Они подтверждают мое заключение о национал-социализме как сильнейшем соблазне. Идеалисты определенного типа, подчиняясь движению, могли идентифицировать себя с нацией, пестовать в себе чувство ее единства, погубленное в Веймаре, и стоять за дело, требовавшее жертв, – подчинение в этом случае не было продиктовано мелкотравчатым карьеризмом. Люди осторожные уступали соблазну не без оглядки; но идеалисты, становясь национал-социалистами, в силу своего пылкого темперамента целиком отдавались наваждению.
В этом описании можно узнать некоторых интеллектуалов, упомянутых выше, когда мы формулировали исходный вопрос. И здесь же указаны три основных слагаемых соблазна, исходившего от национал-социализма. Первое просматривается за словами «чувство единства», которые говорят о поиске сплачивающей связи. Штерн цитирует Гуго фон Гофмансталя, описавшего смысл «консервативной революции» следующим образом: «Не свободы они хотят искать, а уз» 1 b . Нацисты обещали удовлетворить этот запрос.
1
Цитата из речи Гофмансталя Das Schrifttum als geistiger Raum der Nation («Литература как духовное пространство нации», 1927). «Они» здесь – новое поколение, отказывающееся от свободы ради сплачивающих уз, которые формируют истинную нацию.
b
Ср. в той же речи Гофмансталя: «[Эти искания] должны привести к высочайшей вершине, где дух становится жизнью, а жизнь – духом; иными словами – к политической реализации мира духа, к интеллектуальной реализации политического, к формированию истинной нации.
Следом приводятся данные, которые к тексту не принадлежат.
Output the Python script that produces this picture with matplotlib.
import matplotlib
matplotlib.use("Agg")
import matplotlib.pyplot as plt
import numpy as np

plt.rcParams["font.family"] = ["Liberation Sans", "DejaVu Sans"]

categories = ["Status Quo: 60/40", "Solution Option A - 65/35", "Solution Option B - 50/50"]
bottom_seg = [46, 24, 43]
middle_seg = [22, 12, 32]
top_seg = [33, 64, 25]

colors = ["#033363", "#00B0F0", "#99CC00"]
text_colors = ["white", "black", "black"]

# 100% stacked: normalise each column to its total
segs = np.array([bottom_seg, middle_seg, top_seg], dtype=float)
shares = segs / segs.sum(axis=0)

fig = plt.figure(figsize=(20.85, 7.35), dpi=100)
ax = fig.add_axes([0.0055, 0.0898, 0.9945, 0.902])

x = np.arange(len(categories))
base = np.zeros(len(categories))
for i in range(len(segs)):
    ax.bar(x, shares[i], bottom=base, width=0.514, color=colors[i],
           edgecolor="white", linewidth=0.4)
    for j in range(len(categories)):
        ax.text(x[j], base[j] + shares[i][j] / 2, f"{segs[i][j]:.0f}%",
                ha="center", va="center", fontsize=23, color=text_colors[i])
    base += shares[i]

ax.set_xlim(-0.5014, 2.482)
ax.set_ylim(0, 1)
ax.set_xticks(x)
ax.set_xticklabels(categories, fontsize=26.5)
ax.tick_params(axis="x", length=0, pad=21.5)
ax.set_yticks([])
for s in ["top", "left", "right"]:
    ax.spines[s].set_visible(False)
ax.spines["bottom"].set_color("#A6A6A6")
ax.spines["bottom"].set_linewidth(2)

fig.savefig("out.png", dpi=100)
Процесс, о котором я говорю, – не что иное, как консервативная революция такого масштаба, который прежде был неведом европейской истории». Цит. по: Рингер Ф. Закат немецких мандаринов: Академическое сообщество в Германии, 1890–1933. М.: НЛО, 2008.
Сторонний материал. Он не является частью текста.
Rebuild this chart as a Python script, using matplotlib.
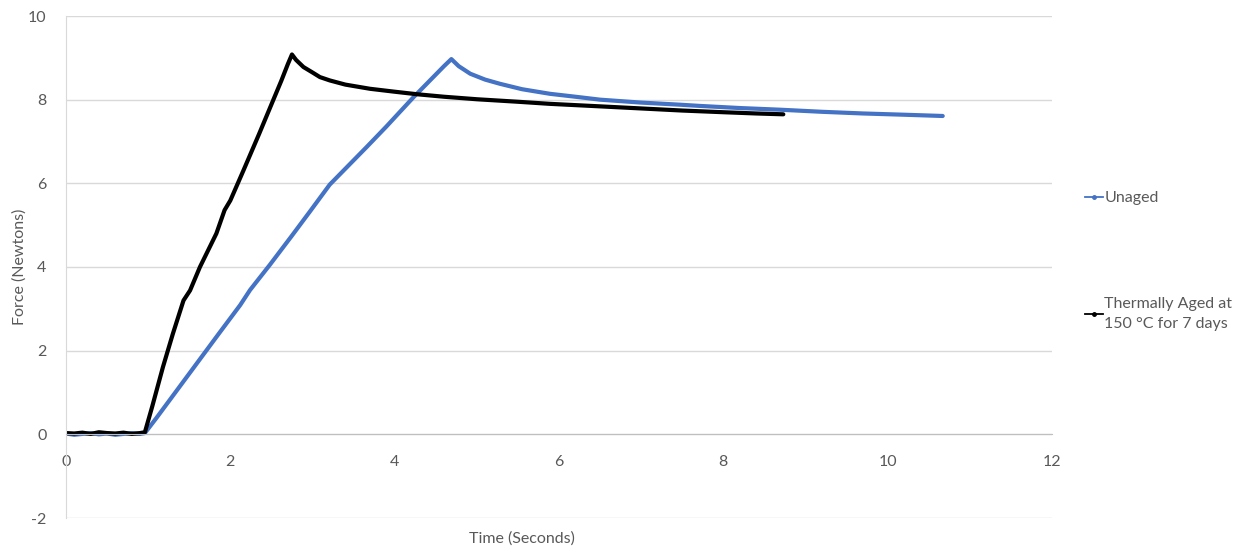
import matplotlib.pyplot as plt
from matplotlib.lines import Line2D

# Unaged sample (blue)
t_unaged = [0.00, 0.10, 0.20, 0.30, 0.40, 0.50, 0.60, 0.70, 0.80, 0.90, 0.96,
            1.10, 1.30, 1.59, 1.85, 2.12, 2.24, 2.48, 2.75, 2.97, 3.21, 3.45,
            3.66, 3.90, 4.06, 4.23, 4.45, 4.60, 4.69, 4.78, 4.92, 5.10, 5.28,
            5.55, 5.89, 6.20, 6.50, 7.00, 7.47, 7.72, 8.20, 8.69, 9.20, 9.70,
            10.20, 10.67]
f_unaged = [0.02, -0.01, 0.01, 0.03, 0.00, 0.02, -0.01, 0.01, 0.03, 0.01, 0.03,
            0.39, 0.92, 1.69, 2.38, 3.09, 3.45, 4.05, 4.75, 5.33, 5.97, 6.45,
            6.87, 7.36, 7.70, 8.06, 8.50, 8.80, 8.97, 8.80, 8.62, 8.48, 8.38,
            8.25, 8.14, 8.07, 8.00, 7.93, 7.88, 7.85, 7.80, 7.76, 7.71, 7.67,
            7.64, 7.61]

# Thermally aged sample (black)
t_aged = [0.00, 0.10, 0.20, 0.30, 0.40, 0.50, 0.60, 0.70, 0.80, 0.90, 0.96,
          1.05, 1.18, 1.30, 1.43, 1.51, 1.63, 1.83, 1.93, 2.00, 2.16, 2.35,
          2.52, 2.62, 2.70, 2.75, 2.80, 2.89, 3.00, 3.09, 3.21, 3.40, 3.70,
          4.00, 4.27, 4.60, 5.00, 5.50, 5.89, 6.50, 7.00, 7.50, 8.00, 8.40,
          8.73]
f_aged = [0.03, 0.02, 0.04, 0.01, 0.05, 0.03, 0.02, 0.04, 0.01, 0.03, 0.05,
          0.67, 1.61, 2.40, 3.20, 3.44, 4.00, 4.80, 5.36, 5.59, 6.31, 7.18,
          7.98, 8.45, 8.85, 9.08, 8.95, 8.78, 8.65, 8.54, 8.46, 8.36, 8.26,
          8.19, 8.13, 8.07, 8.01, 7.95, 7.90, 7.84, 7.79, 7.74, 7.70, 7.67,
          7.65]

labels = ['Unaged', 'Thermally Aged at\n150 °C for 7 days']
colors = ['#4472C4', '#000000']

plt.rcParams['font.family'] = ['Lato', 'DejaVu Sans']
plt.rcParams['axes.unicode_minus'] = False
txt = '#595959'
fs = 11.5

fig = plt.figure(figsize=(12.44, 5.54), dpi=100)
ax = fig.add_axes([66/1244, 1 - 518/554, (1052 - 66)/1244, (518 - 16)/554])

ax.plot(t_unaged, f_unaged, color=colors[0], lw=3, solid_joinstyle='round',
        solid_capstyle='round')
ax.plot(t_aged, f_aged, color=colors[1], lw=3, solid_joinstyle='round',
        solid_capstyle='round')

ax.set_xlim(0, 12)
ax.set_ylim(-2, 10)
ax.set_xticks(range(0, 13, 2))
ax.set_yticks(range(-2, 11, 2))

ax.grid(axis='y', color='#d9d9d9', lw=1)
ax.set_axisbelow(True)
for s in ['top', 'right']:
    ax.spines[s].set_visible(False)
ax.spines['bottom'].set_position(('data', 0))
ax.spines['bottom'].set_color('#bfbfbf')
ax.spines['left'].set_color('#d9d9d9')
ax.tick_params(axis='both', length=0, labelsize=fs, labelcolor=txt)
ax.tick_params(axis='x', pad=15)
ax.tick_params(axis='y', pad=14)

fig.text(20/1244, 1 - 267/554, 'Force (Newtons)', fontsize=fs, color=txt,
         ha='center', va='center', rotation=90)
fig.text(522/1244, 1 - 539/554, 'Time (Seconds)', fontsize=fs, color=txt,
         ha='center', va='center')

handles = [Line2D([], [], color=c, lw=1.3, marker='o', ms=2.5) for c in colors]
leg = fig.legend(handles, labels, loc='center left',
                 bbox_to_anchor=(1085/1244, 1 - 261/554),
                 frameon=False, fontsize=fs, labelcolor=txt, handlelength=1.1,
                 handletextpad=0.1, labelspacing=5.75, borderpad=0, borderaxespad=0)
leg.get_texts()[1].set_linespacing(1.5)

plt.savefig('out.png', dpi=100)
Сейчас, спустя годы, странно слышать, что сплоченность общества, да и чувство единства вообще, были «погублены в Веймаре». Разве после Веймара немецкое общество не пронизывали, как раньше, жесткие, едва ли не сословные структуры? Разве немцам не был чужд крайний индивидуализм англосаксов? С другой стороны, разобщенность немцев действительно была одной из тем дискуссий в интеллектуальной среде, возникших после успеха национал-социалистов на выборах. В 1932 г. Теодор Гайгер c еще верит, что разочарование широких слоев общества, вызванное экономической ситуацией, играет на руку одной – национал-социалистической – партии, которой, быть может, «вопреки тому, что наша эпоха определяется экономикой, удастся преодолеть экономическую обусловленность различных уровней хозяйства с помощью более эффективных связей иного рода» ii . В 1951 г. Ханна Арендт уже пишет о «чрезвычайно атомизированном обществе», в котором для положения человека – она говорит: «человека массы» – характерны «изоляция и нехватка нормальных социальных взаимоотношений» 2 , и считает эту атомизацию общей причиной возникновения тоталитаризма.
c
Теодор Юлиус Гайгер (1891–1952) – немецкий социолог, один из авторов концепции социальной стратификации; был противником национал-социализма, в 1933 г. эмигрировал в Данию, затем в Швецию.
ii
См. анализ национал-социализма в книгах: Theodor Geiger, Die soziale Schichtung des deutschen Volkes и Hannah Arendt, Urspr"unge totalit"arer Herrschaft. Речь Хайдеггера о самоутверждении университета упоминалась выше. Аллюзии, относящиеся к «рембрандтовскому немцу» Юлиуса Лангбена и «рабочему» Эрнста Юнгера, опираются на работу: Fritz Stern, Kulturpessimismus als politische Gefahr. Книга Franz Neumann, Behemoth цитируется по изданию 1942 г. (S. 470).
2
Арендт Х. Истоки тоталитаризма / Пер. с англ. И. Борисовой и др. М.: ЦентрКом, 1996. С. 422.
Если в речи Хайдеггера о самоутверждении университета можно выделить главную тему, то это тема всеобщей связи, которую он противопоставляет свободе. Фрайбургский ректор считал академическую свободу «неподлинной, основанной лишь на отрицании». «Понятие свободы немецкого студента возвращается теперь к своему истинному смыслу. Из этого смысла в дальнейшем вырастут сплоченность и служение немецкого студенчества». Далее Хайдеггер рассматривает три организационные формы связей, в определении которых можно расслышать отзвуки теорий Платона: «связь в народной общности» через «трудовое служение»; «связь с честью и судьбой нации» через «воинское служение»; «связь с духовной миссией немецкого народа» через «служение знания».